Washingtonians sent a strong message last November when they approved $30 car tabs through the initiative process. Despite nearly 53% of the vote statewide, a coalition formed quickly to file lawsuits and prevent Initiative 976 from being implemented.

This is unfortunate. It also illustrates how out of touch some in government are with the taxpayers who help pay their salaries and fund their projects.

First, let’s dispel the false notion that people didn’t know what they were voting for in I-976.

This is offensive. This issue has been around for years. Considerable resources were also spent on educating the public on this initiative.

Second, let’s respect the will of the voters.

It’s within the Legislature’s control to pass legislation that mirrors I-976 and establishes $30 tabs. In fact, House Bill 2227 – sponsored by several House Republicans – would do just that. State lawmakers should pass this bill – or some version of it – this 60-day session.

Third, let’s stop scaring people and communities with the chopping-block threat of cuts to projects and services. We’re better than that.

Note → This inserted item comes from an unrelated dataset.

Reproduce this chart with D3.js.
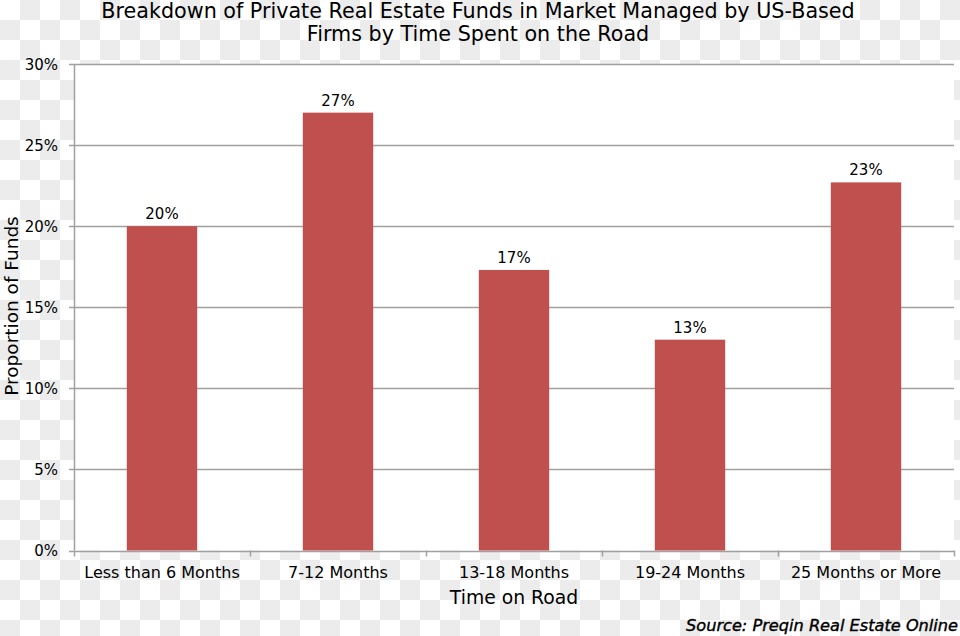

It is true that I-976 could negatively impact some transportation funding. We want to keep promises that were made, including the North-South Freeway and other important local projects. We also don’t want to see anyone who relies on public transportation for important needs have their options taken away.

We can keep these promises – as a state – if we are willing to put policy over politics and find bipartisan solutions for sustainable transportation funding. State lawmakers have proven they can reach across the political divide to do big things.

Another solution House Republicans have put on the table is House Bill 2323. This measure would dedicate the state sales tax on motor vehicles to transportation.

This would not be a new tax or financial burden on Washingtonians. Rather, it would simply take tax collections that were previously earmarked for the state general fund and move them into a new, permanent transportation preservation and maintenance account.

Yes, this would impact our state operating budget. However, the change would be phased in 10% over ten years.

With record-high tax collections, and state spending growing by 70% since 2013, budget writers can handle this adjustment over time. Let’s also not forget our state had a $2.7 billion budget surplus last year and our rainy-day fund remains strong.

Simply put: Our state has enough money to pay for its priorities. And transportation is a priority.

Third, we cannot continue to neglect the preservation and maintenance of the infrastructure we have already built. Each year we allow the backlog of these projects to grow, making it much more difficult to catch back up.

House Bill 2285 would elevate road maintenance and preservation in transportation planning – where it belongs. It would not increase fees or taxes or allocate or change existing transportation dollars. The legislation received a public hearing last week. We will continue to push for it.

Finally, we need our governor to respect the will of the voters and be a part of the solutions. One area where the governor could really show leadership is working with his Washington State Department of Transportation to find and implement 10% targeted reductions in transportation spending – without impacting preservation, maintenance and special needs.

We challenge the governor and WSDOT to cut bureaucracy – not projects – and maximize tax dollars. No one knows where efficiencies and savings can be found better than the men and women of this state agency. They just need to be empowered to come forward with ideas.

While these are not the only transportation solutions and reforms House Republicans will put forward this legislative session, they do provide a roadmap to $30 car tabs and sustainable transportation funding. We are willing to work with anyone to move these – or other – polices forward.

Rep. Andrew Barkis, R-Olympia, is the ranking Republican on the House Transportation Committee. Rep. Bob McCaslin, R-Spokane Valley, is on the House Transportation Committee.